> What you should do
In this exercise, return the whole listing exactly, excluding any images.

> Data segment
:::

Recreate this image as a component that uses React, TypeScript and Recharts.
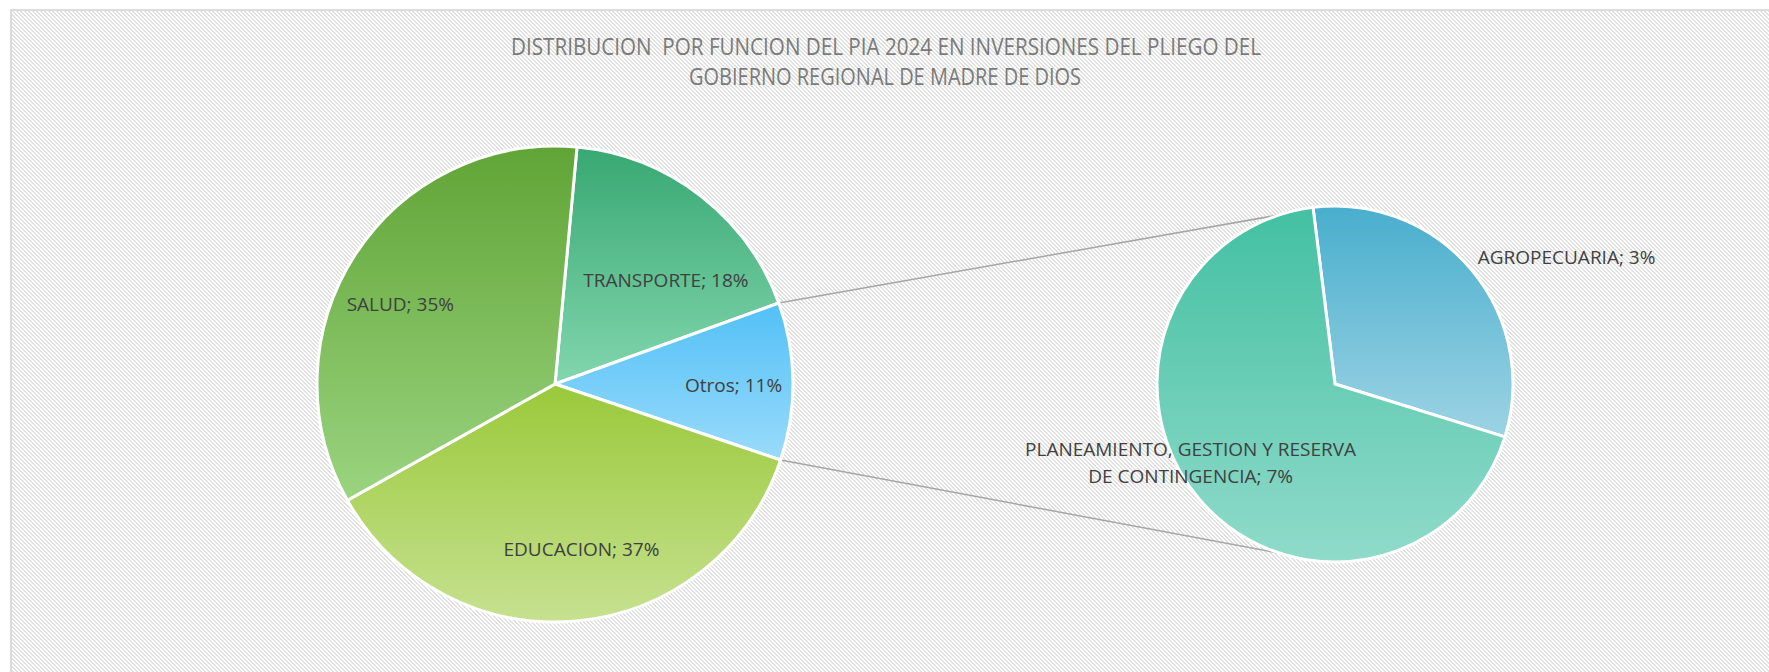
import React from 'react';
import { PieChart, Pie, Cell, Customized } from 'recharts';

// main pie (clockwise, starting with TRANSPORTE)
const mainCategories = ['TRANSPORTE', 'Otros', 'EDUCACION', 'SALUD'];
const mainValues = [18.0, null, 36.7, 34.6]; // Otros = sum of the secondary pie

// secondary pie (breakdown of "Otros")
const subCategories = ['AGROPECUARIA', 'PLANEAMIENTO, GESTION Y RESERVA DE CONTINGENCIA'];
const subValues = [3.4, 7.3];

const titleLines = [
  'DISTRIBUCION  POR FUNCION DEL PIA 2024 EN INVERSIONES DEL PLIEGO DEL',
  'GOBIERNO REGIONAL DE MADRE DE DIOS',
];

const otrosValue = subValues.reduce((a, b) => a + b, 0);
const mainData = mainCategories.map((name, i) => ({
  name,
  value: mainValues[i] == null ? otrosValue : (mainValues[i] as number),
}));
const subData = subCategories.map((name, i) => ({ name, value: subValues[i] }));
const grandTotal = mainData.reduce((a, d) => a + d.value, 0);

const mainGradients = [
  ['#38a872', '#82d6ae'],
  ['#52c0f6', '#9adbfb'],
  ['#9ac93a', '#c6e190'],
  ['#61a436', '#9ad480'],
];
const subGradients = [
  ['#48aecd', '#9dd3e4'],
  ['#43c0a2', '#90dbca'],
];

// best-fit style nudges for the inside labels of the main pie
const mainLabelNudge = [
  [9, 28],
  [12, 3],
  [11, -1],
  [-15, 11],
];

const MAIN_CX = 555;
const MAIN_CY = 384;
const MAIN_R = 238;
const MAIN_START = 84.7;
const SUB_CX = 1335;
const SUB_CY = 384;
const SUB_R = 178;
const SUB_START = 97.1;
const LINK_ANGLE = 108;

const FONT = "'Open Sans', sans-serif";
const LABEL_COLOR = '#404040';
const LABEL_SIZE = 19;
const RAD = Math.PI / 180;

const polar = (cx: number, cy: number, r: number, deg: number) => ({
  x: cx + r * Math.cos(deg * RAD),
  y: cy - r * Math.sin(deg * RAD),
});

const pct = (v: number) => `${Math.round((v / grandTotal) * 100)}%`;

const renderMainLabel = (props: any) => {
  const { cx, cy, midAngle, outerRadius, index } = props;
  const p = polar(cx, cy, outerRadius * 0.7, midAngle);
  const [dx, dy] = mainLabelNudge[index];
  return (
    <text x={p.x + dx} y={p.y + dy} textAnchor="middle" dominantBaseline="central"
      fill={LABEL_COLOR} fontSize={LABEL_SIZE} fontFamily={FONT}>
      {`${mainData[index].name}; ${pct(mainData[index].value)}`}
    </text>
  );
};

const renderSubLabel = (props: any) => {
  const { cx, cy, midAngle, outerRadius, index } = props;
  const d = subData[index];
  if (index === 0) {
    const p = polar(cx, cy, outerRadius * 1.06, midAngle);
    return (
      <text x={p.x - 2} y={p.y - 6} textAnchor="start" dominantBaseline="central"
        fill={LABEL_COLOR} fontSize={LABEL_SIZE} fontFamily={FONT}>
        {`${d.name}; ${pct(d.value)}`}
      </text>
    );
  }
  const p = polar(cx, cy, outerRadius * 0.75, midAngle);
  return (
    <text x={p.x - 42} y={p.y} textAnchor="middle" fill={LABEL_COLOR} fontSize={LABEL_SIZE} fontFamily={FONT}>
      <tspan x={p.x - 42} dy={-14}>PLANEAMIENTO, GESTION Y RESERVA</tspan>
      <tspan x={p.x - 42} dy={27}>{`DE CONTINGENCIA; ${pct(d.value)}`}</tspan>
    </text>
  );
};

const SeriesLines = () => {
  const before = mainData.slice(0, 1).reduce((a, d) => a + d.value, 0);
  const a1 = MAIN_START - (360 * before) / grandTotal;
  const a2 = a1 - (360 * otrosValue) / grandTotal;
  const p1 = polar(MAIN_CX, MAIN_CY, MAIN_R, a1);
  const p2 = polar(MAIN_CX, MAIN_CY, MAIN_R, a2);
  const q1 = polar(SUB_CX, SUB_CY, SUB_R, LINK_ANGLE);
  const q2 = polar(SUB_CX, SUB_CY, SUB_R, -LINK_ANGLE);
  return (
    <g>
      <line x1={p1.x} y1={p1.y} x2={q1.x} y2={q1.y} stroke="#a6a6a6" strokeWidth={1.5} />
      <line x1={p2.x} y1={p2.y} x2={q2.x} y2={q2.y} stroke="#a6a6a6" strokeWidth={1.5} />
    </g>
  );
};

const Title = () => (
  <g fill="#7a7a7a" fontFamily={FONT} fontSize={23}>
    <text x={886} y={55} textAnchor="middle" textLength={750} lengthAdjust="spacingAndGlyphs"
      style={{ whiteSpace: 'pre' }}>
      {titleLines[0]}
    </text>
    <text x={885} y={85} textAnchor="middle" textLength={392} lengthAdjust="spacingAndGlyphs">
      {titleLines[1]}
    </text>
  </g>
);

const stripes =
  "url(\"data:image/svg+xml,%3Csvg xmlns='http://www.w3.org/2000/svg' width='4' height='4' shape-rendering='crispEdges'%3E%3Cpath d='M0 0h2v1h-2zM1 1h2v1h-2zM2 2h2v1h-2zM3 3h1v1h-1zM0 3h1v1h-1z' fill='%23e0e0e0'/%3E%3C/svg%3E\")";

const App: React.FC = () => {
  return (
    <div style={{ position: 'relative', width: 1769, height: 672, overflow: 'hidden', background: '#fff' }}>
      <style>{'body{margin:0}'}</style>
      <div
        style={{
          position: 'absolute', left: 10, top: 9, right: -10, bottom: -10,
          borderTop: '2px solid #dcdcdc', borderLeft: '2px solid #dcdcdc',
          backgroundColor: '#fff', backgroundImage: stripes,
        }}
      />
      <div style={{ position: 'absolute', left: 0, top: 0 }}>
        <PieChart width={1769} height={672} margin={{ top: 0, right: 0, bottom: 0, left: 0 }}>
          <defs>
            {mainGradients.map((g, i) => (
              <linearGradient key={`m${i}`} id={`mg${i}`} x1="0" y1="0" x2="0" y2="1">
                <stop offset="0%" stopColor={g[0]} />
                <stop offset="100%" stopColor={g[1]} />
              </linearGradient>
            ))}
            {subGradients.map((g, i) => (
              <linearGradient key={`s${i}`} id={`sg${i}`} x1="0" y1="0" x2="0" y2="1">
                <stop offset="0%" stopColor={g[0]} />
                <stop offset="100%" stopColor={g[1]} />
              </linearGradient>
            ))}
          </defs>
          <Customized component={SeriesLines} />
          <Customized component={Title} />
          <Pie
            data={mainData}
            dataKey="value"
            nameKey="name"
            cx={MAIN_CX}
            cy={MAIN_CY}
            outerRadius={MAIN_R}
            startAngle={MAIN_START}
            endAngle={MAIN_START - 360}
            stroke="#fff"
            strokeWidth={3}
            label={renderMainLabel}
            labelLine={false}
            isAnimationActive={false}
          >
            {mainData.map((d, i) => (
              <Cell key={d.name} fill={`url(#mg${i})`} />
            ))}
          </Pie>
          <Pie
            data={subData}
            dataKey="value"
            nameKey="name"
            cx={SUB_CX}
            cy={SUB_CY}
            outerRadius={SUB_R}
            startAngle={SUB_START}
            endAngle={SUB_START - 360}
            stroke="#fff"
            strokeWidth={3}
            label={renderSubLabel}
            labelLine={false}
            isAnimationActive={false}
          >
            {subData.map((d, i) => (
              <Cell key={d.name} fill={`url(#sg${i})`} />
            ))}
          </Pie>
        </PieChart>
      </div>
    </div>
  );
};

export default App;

:::

> Reply
Recreate this image as a component that uses React, TypeScript and Recharts.
import React from 'react';
import { PieChart, Pie, Cell, Customized } from 'recharts';

// main pie (clockwise, starting with TRANSPORTE)
const mainCategories = ['TRANSPORTE', 'Otros', 'EDUCACION', 'SALUD'];
const mainValues = [18.0, null, 36.7, 34.6]; // Otros = sum of the secondary pie

// secondary pie (breakdown of "Otros")
const subCategories = ['AGROPECUARIA', 'PLANEAMIENTO, GESTION Y RESERVA DE CONTINGENCIA'];
const subValues = [3.4, 7.3];

const titleLines = [
  'DISTRIBUCION  POR FUNCION DEL PIA 2024 EN INVERSIONES DEL PLIEGO DEL',
  'GOBIERNO REGIONAL DE MADRE DE DIOS',
];

const otrosValue = subValues.reduce((a, b) => a + b, 0);
const mainData = mainCategories.map((name, i) => ({
  name,
  value: mainValues[i] == null ? otrosValue : (mainValues[i] as number),
}));
const subData = subCategories.map((name, i) => ({ name, value: subValues[i] }));
const grandTotal = mainData.reduce((a, d) => a + d.value, 0);

const mainGradients = [
  ['#38a872', '#82d6ae'],
  ['#52c0f6', '#9adbfb'],
  ['#9ac93a', '#c6e190'],
  ['#61a436', '#9ad480'],
];
const subGradients = [
  ['#48aecd', '#9dd3e4'],
  ['#43c0a2', '#90dbca'],
];

// best-fit style nudges for the inside labels of the main pie
const mainLabelNudge = [
  [9, 28],
  [12, 3],
  [11, -1],
  [-15, 11],
];

const MAIN_CX = 555;
const MAIN_CY = 384;
const MAIN_R = 238;
const MAIN_START = 84.7;
const SUB_CX = 1335;
const SUB_CY = 384;
const SUB_R = 178;
const SUB_START = 97.1;
const LINK_ANGLE = 108;

const FONT = "'Open Sans', sans-serif";
const LABEL_COLOR = '#404040';
const LABEL_SIZE = 19;
const RAD = Math.PI / 180;

const polar = (cx: number, cy: number, r: number, deg: number) => ({
  x: cx + r * Math.cos(deg * RAD),
  y: cy - r * Math.sin(deg * RAD),
});

const pct = (v: number) => `${Math.round((v / grandTotal) * 100)}%`;

const renderMainLabel = (props: any) => {
  const { cx, cy, midAngle, outerRadius, index } = props;
  const p = polar(cx, cy, outerRadius * 0.7, midAngle);
  const [dx, dy] = mainLabelNudge[index];
  return (
    <text x={p.x + dx} y={p.y + dy} textAnchor="middle" dominantBaseline="central"
      fill={LABEL_COLOR} fontSize={LABEL_SIZE} fontFamily={FONT}>
      {`${mainData[index].name}; ${pct(mainData[index].value)}`}
    </text>
  );
};

const renderSubLabel = (props: any) => {
  const { cx, cy, midAngle, outerRadius, index } = props;
  const d = subData[index];
  if (index === 0) {
    const p = polar(cx, cy, outerRadius * 1.06, midAngle);
    return (
      <text x={p.x - 2} y={p.y - 6} textAnchor="start" dominantBaseline="central"
        fill={LABEL_COLOR} fontSize={LABEL_SIZE} fontFamily={FONT}>
        {`${d.name}; ${pct(d.value)}`}
      </text>
    );
  }
  const p = polar(cx, cy, outerRadius * 0.75, midAngle);
  return (
    <text x={p.x - 42} y={p.y} textAnchor="middle" fill={LABEL_COLOR} fontSize={LABEL_SIZE} fontFamily={FONT}>
      <tspan x={p.x - 42} dy={-14}>PLANEAMIENTO, GESTION Y RESERVA</tspan>
      <tspan x={p.x - 42} dy={27}>{`DE CONTINGENCIA; ${pct(d.value)}`}</tspan>
    </text>
  );
};

const SeriesLines = () => {
  const before = mainData.slice(0, 1).reduce((a, d) => a + d.value, 0);
  const a1 = MAIN_START - (360 * before) / grandTotal;
  const a2 = a1 - (360 * otrosValue) / grandTotal;
  const p1 = polar(MAIN_CX, MAIN_CY, MAIN_R, a1);
  const p2 = polar(MAIN_CX, MAIN_CY, MAIN_R, a2);
  const q1 = polar(SUB_CX, SUB_CY, SUB_R, LINK_ANGLE);
  const q2 = polar(SUB_CX, SUB_CY, SUB_R, -LINK_ANGLE);
  return (
    <g>
      <line x1={p1.x} y1={p1.y} x2={q1.x} y2={q1.y} stroke="#a6a6a6" strokeWidth={1.5} />
      <line x1={p2.x} y1={p2.y} x2={q2.x} y2={q2.y} stroke="#a6a6a6" strokeWidth={1.5} />
    </g>
  );
};

const Title = () => (
  <g fill="#7a7a7a" fontFamily={FONT} fontSize={23}>
    <text x={886} y={55} textAnchor="middle" textLength={750} lengthAdjust="spacingAndGlyphs"
      style={{ whiteSpace: 'pre' }}>
      {titleLines[0]}
    </text>
    <text x={885} y={85} textAnchor="middle" textLength={392} lengthAdjust="spacingAndGlyphs">
      {titleLines[1]}
    </text>
  </g>
);

const stripes =
  "url(\"data:image/svg+xml,%3Csvg xmlns='http://www.w3.org/2000/svg' width='4' height='4' shape-rendering='crispEdges'%3E%3Cpath d='M0 0h2v1h-2zM1 1h2v1h-2zM2 2h2v1h-2zM3 3h1v1h-1zM0 3h1v1h-1z' fill='%23e0e0e0'/%3E%3C/svg%3E\")";

const App: React.FC = () => {
  return (
    <div style={{ position: 'relative', width: 1769, height: 672, overflow: 'hidden', background: '#fff' }}>
      <style>{'body{margin:0}'}</style>
      <div
        style={{
          position: 'absolute', left: 10, top: 9, right: -10, bottom: -10,
          borderTop: '2px solid #dcdcdc', borderLeft: '2px solid #dcdcdc',
          backgroundColor: '#fff', backgroundImage: stripes,
        }}
      />
      <div style={{ position: 'absolute', left: 0, top: 0 }}>
        <PieChart width={1769} height={672} margin={{ top: 0, right: 0, bottom: 0, left: 0 }}>
          <defs>
            {mainGradients.map((g, i) => (
              <linearGradient key={`m${i}`} id={`mg${i}`} x1="0" y1="0" x2="0" y2="1">
                <stop offset="0%" stopColor={g[0]} />
                <stop offset="100%" stopColor={g[1]} />
              </linearGradient>
            ))}
            {subGradients.map((g, i) => (
              <linearGradient key={`s${i}`} id={`sg${i}`} x1="0" y1="0" x2="0" y2="1">
                <stop offset="0%" stopColor={g[0]} />
                <stop offset="100%" stopColor={g[1]} />
              </linearGradient>
            ))}
          </defs>
          <Customized component={SeriesLines} />
          <Customized component={Title} />
          <Pie
            data={mainData}
            dataKey="value"
            nameKey="name"
            cx={MAIN_CX}
            cy={MAIN_CY}
            outerRadius={MAIN_R}
            startAngle={MAIN_START}
            endAngle={MAIN_START - 360}
            stroke="#fff"
            strokeWidth={3}
            label={renderMainLabel}
            labelLine={false}
            isAnimationActive={false}
          >
            {mainData.map((d, i) => (
              <Cell key={d.name} fill={`url(#mg${i})`} />
            ))}
          </Pie>
          <Pie
            data={subData}
            dataKey="value"
            nameKey="name"
            cx={SUB_CX}
            cy={SUB_CY}
            outerRadius={SUB_R}
            startAngle={SUB_START}
            endAngle={SUB_START - 360}
            stroke="#fff"
            strokeWidth={3}
            label={renderSubLabel}
            labelLine={false}
            isAnimationActive={false}
          >
            {subData.map((d, i) => (
              <Cell key={d.name} fill={`url(#sg${i})`} />
            ))}
          </Pie>
        </PieChart>
      </div>
    </div>
  );
};

export default App;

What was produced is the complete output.